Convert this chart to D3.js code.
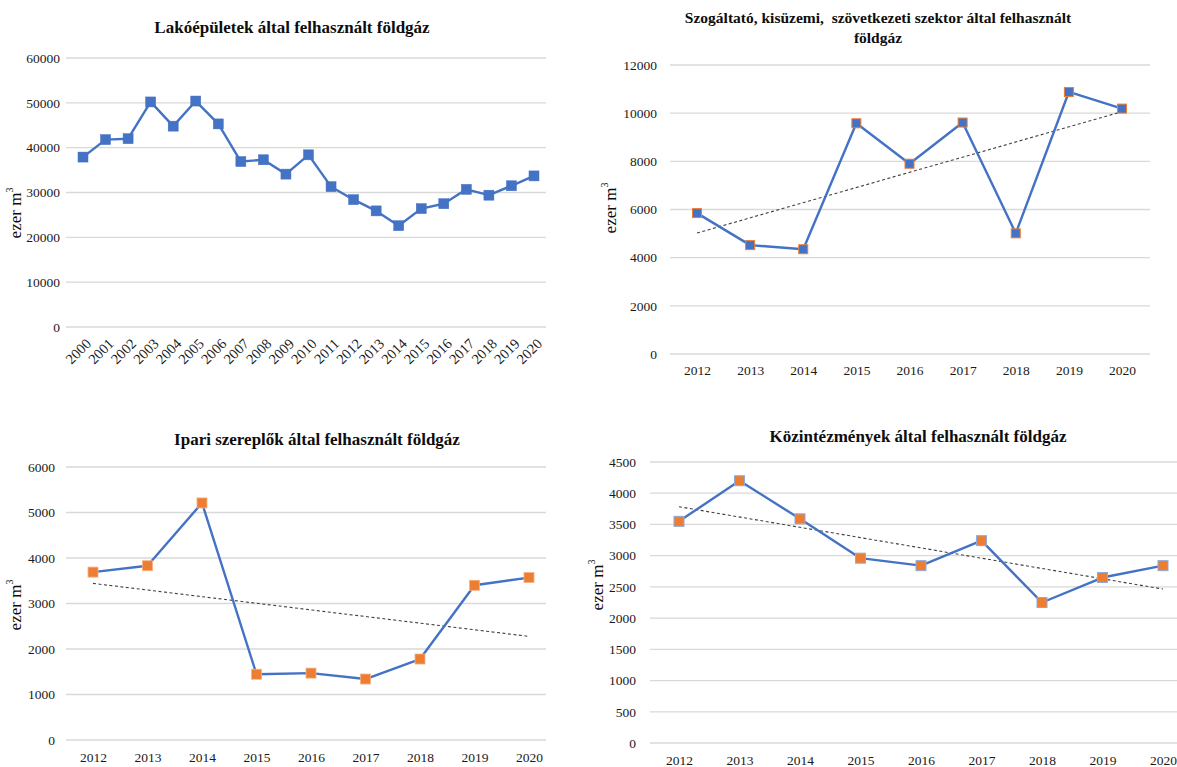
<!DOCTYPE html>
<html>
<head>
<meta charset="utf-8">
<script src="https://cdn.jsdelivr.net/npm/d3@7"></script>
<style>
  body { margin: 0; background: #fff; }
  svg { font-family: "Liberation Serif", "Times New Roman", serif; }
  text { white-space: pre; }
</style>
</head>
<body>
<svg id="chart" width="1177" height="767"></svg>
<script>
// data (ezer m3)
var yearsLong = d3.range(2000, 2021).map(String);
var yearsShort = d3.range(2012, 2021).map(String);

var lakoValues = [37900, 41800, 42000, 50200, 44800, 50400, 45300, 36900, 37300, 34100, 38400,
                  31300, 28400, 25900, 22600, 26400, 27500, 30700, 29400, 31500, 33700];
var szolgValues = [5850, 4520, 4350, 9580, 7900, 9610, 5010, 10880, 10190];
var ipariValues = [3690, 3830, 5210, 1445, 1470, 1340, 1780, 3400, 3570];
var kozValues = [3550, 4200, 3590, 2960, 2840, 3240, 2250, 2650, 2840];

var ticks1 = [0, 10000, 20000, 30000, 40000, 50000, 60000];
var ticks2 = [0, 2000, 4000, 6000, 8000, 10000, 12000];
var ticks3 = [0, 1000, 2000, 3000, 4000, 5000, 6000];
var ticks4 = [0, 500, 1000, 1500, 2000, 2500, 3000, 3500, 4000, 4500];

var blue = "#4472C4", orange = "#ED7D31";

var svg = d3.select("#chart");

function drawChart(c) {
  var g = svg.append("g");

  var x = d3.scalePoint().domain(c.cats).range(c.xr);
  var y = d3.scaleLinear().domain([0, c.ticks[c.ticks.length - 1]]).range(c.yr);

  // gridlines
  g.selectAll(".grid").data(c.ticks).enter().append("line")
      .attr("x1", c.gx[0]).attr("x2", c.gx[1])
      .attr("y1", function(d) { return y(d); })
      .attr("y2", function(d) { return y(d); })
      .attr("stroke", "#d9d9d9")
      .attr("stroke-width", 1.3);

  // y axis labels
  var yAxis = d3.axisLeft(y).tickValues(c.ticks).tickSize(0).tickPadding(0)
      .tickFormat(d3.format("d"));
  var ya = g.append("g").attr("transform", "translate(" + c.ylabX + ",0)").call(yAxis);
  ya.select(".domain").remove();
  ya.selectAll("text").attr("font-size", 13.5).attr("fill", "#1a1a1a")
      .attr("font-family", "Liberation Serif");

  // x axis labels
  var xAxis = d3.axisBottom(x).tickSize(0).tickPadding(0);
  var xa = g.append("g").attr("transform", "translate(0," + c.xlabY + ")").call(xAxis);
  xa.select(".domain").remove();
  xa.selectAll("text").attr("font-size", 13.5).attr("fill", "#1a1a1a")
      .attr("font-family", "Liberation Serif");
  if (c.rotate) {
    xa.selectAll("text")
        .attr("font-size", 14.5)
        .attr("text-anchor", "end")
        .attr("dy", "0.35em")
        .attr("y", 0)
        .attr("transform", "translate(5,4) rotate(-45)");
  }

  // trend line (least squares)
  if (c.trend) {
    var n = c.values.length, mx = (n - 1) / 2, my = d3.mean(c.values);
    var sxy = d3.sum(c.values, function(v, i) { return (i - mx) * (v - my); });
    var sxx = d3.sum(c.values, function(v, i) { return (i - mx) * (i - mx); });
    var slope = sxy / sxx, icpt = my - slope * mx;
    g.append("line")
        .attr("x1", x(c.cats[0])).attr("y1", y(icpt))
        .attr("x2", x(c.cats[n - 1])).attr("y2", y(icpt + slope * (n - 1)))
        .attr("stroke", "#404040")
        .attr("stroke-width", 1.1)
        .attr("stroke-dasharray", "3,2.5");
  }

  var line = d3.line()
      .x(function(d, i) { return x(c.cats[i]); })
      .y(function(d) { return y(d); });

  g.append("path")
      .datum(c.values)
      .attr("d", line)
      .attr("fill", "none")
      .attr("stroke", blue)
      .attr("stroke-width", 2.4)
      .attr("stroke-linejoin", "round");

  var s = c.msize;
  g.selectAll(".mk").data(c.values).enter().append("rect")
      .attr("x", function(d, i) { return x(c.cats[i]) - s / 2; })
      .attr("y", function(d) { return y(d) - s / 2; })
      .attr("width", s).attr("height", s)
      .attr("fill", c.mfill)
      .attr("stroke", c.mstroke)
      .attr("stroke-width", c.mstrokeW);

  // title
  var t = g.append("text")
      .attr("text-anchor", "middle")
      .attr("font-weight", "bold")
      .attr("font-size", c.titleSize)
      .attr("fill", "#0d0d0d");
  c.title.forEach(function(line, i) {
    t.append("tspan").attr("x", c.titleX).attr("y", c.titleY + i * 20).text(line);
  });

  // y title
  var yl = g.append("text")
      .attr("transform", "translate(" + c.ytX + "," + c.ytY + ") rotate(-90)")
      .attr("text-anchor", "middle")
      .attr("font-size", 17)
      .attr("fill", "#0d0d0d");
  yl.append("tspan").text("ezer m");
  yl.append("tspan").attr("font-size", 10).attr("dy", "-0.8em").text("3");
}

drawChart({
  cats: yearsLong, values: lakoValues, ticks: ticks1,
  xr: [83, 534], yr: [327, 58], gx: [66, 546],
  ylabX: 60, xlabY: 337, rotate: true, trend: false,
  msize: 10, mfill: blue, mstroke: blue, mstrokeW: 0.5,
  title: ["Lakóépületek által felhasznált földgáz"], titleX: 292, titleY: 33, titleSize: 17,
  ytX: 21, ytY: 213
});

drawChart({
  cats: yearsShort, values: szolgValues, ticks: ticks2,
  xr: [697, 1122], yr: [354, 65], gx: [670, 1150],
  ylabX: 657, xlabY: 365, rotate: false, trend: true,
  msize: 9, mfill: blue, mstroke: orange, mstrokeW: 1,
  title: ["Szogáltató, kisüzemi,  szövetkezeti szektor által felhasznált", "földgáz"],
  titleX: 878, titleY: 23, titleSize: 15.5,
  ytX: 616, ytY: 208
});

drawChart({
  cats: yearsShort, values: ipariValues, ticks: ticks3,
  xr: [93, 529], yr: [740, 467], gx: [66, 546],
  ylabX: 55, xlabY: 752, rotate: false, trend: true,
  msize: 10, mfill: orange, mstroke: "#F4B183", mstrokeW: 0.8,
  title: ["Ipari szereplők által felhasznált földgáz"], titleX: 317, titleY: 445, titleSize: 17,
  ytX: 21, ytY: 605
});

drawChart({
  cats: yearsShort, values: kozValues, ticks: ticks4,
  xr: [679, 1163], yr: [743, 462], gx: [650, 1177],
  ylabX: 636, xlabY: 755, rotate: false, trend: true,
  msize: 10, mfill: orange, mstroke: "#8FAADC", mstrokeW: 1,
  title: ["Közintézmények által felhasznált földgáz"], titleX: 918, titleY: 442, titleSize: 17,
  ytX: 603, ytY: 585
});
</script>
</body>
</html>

▸ **Description of the task**: From the first line above down to the line with "var yearsShort = d3.range(2012, 2021).map(String);", reproduce every line and no others, omitting pictures.

▸ **Response for this exercise**:
Convert this chart to D3.js code.
<!DOCTYPE html>
<html>
<head>
<meta charset="utf-8">
<script src="https://cdn.jsdelivr.net/npm/d3@7"></script>
<style>
  body { margin: 0; background: #fff; }
  svg { font-family: "Liberation Serif", "Times New Roman", serif; }
  text { white-space: pre; }
</style>
</head>
<body>
<svg id="chart" width="1177" height="767"></svg>
<script>
// data (ezer m3)
var yearsLong = d3.range(2000, 2021).map(String);
var yearsShort = d3.range(2012, 2021).map(String);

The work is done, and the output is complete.